** Start Provided material **

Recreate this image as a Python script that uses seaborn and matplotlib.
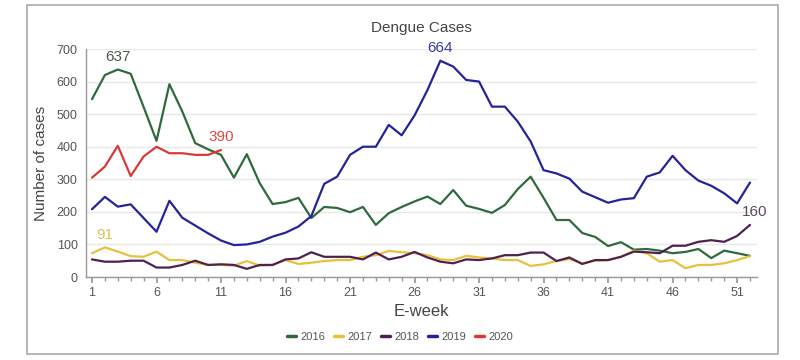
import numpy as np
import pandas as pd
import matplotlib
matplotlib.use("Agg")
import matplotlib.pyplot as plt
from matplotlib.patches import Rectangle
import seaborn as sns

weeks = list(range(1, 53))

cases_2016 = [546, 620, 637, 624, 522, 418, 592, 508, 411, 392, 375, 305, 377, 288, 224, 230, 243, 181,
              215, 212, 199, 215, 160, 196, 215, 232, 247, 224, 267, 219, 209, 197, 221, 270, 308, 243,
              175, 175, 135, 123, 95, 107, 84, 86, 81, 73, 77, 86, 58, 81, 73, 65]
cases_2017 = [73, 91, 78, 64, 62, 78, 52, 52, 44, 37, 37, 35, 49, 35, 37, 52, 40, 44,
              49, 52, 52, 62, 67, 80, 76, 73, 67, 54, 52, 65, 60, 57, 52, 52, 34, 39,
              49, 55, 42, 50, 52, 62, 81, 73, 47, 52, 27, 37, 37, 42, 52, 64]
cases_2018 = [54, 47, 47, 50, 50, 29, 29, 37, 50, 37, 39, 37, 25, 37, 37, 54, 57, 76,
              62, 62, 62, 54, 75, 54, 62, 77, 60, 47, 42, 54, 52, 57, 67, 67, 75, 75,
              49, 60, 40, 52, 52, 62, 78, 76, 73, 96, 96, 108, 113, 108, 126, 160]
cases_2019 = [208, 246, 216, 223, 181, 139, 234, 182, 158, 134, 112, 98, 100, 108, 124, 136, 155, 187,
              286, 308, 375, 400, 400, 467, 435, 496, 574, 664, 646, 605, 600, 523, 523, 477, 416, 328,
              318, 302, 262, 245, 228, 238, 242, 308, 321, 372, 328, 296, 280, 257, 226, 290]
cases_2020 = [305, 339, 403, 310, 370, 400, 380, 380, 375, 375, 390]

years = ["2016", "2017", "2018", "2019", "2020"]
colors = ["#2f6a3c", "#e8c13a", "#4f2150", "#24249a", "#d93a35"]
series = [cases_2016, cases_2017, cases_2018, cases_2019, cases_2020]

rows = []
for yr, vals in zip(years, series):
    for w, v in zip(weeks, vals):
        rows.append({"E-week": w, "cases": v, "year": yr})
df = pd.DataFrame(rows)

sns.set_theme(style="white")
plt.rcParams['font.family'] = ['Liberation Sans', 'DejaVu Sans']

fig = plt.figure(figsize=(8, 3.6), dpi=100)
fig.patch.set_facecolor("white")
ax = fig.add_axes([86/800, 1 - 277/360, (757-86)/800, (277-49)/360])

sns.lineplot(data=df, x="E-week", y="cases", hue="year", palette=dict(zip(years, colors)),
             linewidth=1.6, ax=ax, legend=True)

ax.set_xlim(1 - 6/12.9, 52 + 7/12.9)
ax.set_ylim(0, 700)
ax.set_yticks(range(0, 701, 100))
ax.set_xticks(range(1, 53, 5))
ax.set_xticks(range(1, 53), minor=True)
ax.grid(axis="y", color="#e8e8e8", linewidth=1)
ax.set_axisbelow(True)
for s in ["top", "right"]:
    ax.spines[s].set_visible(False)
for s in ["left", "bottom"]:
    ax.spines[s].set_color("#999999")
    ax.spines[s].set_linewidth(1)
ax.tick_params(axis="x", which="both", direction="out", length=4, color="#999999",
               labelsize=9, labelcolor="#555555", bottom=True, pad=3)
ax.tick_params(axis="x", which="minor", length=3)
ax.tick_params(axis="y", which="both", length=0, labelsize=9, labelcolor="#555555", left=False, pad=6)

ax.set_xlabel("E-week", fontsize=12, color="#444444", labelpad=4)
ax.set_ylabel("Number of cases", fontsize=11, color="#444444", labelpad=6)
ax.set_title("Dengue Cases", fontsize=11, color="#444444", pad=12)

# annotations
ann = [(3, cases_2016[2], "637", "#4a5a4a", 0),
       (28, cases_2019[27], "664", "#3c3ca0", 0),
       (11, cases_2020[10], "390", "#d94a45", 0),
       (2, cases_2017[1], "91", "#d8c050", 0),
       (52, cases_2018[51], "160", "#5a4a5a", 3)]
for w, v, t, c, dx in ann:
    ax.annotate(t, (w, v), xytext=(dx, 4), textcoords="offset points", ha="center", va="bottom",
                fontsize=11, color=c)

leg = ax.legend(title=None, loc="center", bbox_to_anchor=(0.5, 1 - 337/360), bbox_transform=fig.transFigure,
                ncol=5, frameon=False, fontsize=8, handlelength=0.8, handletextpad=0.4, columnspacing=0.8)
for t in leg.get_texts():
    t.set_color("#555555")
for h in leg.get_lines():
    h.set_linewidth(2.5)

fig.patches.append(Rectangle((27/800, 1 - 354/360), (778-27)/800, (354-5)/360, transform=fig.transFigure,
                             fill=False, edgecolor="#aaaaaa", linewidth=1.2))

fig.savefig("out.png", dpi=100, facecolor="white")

** End Provided material **

● **Instruction**:
Copy the listing exactly. Any image in it stays out of the copy.

● **Correct answer**:
Recreate this image as a Python script that uses seaborn and matplotlib.
import numpy as np
import pandas as pd
import matplotlib
matplotlib.use("Agg")
import matplotlib.pyplot as plt
from matplotlib.patches import Rectangle
import seaborn as sns

weeks = list(range(1, 53))

cases_2016 = [546, 620, 637, 624, 522, 418, 592, 508, 411, 392, 375, 305, 377, 288, 224, 230, 243, 181,
              215, 212, 199, 215, 160, 196, 215, 232, 247, 224, 267, 219, 209, 197, 221, 270, 308, 243,
              175, 175, 135, 123, 95, 107, 84, 86, 81, 73, 77, 86, 58, 81, 73, 65]
cases_2017 = [73, 91, 78, 64, 62, 78, 52, 52, 44, 37, 37, 35, 49, 35, 37, 52, 40, 44,
              49, 52, 52, 62, 67, 80, 76, 73, 67, 54, 52, 65, 60, 57, 52, 52, 34, 39,
              49, 55, 42, 50, 52, 62, 81, 73, 47, 52, 27, 37, 37, 42, 52, 64]
cases_2018 = [54, 47, 47, 50, 50, 29, 29, 37, 50, 37, 39, 37, 25, 37, 37, 54, 57, 76,
              62, 62, 62, 54, 75, 54, 62, 77, 60, 47, 42, 54, 52, 57, 67, 67, 75, 75,
              49, 60, 40, 52, 52, 62, 78, 76, 73, 96, 96, 108, 113, 108, 126, 160]
cases_2019 = [208, 246, 216, 223, 181, 139, 234, 182, 158, 134, 112, 98, 100, 108, 124, 136, 155, 187,
              286, 308, 375, 400, 400, 467, 435, 496, 574, 664, 646, 605, 600, 523, 523, 477, 416, 328,
              318, 302, 262, 245, 228, 238, 242, 308, 321, 372, 328, 296, 280, 257, 226, 290]
cases_2020 = [305, 339, 403, 310, 370, 400, 380, 380, 375, 375, 390]

years = ["2016", "2017", "2018", "2019", "2020"]
colors = ["#2f6a3c", "#e8c13a", "#4f2150", "#24249a", "#d93a35"]
series = [cases_2016, cases_2017, cases_2018, cases_2019, cases_2020]

rows = []
for yr, vals in zip(years, series):
    for w, v in zip(weeks, vals):
        rows.append({"E-week": w, "cases": v, "year": yr})
df = pd.DataFrame(rows)

sns.set_theme(style="white")
plt.rcParams['font.family'] = ['Liberation Sans', 'DejaVu Sans']

fig = plt.figure(figsize=(8, 3.6), dpi=100)
fig.patch.set_facecolor("white")
ax = fig.add_axes([86/800, 1 - 277/360, (757-86)/800, (277-49)/360])

sns.lineplot(data=df, x="E-week", y="cases", hue="year", palette=dict(zip(years, colors)),
             linewidth=1.6, ax=ax, legend=True)

ax.set_xlim(1 - 6/12.9, 52 + 7/12.9)
ax.set_ylim(0, 700)
ax.set_yticks(range(0, 701, 100))
ax.set_xticks(range(1, 53, 5))
ax.set_xticks(range(1, 53), minor=True)
ax.grid(axis="y", color="#e8e8e8", linewidth=1)
ax.set_axisbelow(True)
for s in ["top", "right"]:
    ax.spines[s].set_visible(False)
for s in ["left", "bottom"]:
    ax.spines[s].set_color("#999999")
    ax.spines[s].set_linewidth(1)
ax.tick_params(axis="x", which="both", direction="out", length=4, color="#999999",
               labelsize=9, labelcolor="#555555", bottom=True, pad=3)
ax.tick_params(axis="x", which="minor", length=3)
ax.tick_params(axis="y", which="both", length=0, labelsize=9, labelcolor="#555555", left=False, pad=6)

ax.set_xlabel("E-week", fontsize=12, color="#444444", labelpad=4)
ax.set_ylabel("Number of cases", fontsize=11, color="#444444", labelpad=6)
ax.set_title("Dengue Cases", fontsize=11, color="#444444", pad=12)

# annotations
ann = [(3, cases_2016[2], "637", "#4a5a4a", 0),
       (28, cases_2019[27], "664", "#3c3ca0", 0),
       (11, cases_2020[10], "390", "#d94a45", 0),
       (2, cases_2017[1], "91", "#d8c050", 0),
       (52, cases_2018[51], "160", "#5a4a5a", 3)]
for w, v, t, c, dx in ann:
    ax.annotate(t, (w, v), xytext=(dx, 4), textcoords="offset points", ha="center", va="bottom",
                fontsize=11, color=c)

leg = ax.legend(title=None, loc="center", bbox_to_anchor=(0.5, 1 - 337/360), bbox_transform=fig.transFigure,
                ncol=5, frameon=False, fontsize=8, handlelength=0.8, handletextpad=0.4, columnspacing=0.8)
for t in leg.get_texts():
    t.set_color("#555555")
for h in leg.get_lines():
    h.set_linewidth(2.5)

fig.patches.append(Rectangle((27/800, 1 - 354/360), (778-27)/800, (354-5)/360, transform=fig.transFigure,
                             fill=False, edgecolor="#aaaaaa", linewidth=1.2))

fig.savefig("out.png", dpi=100, facecolor="white")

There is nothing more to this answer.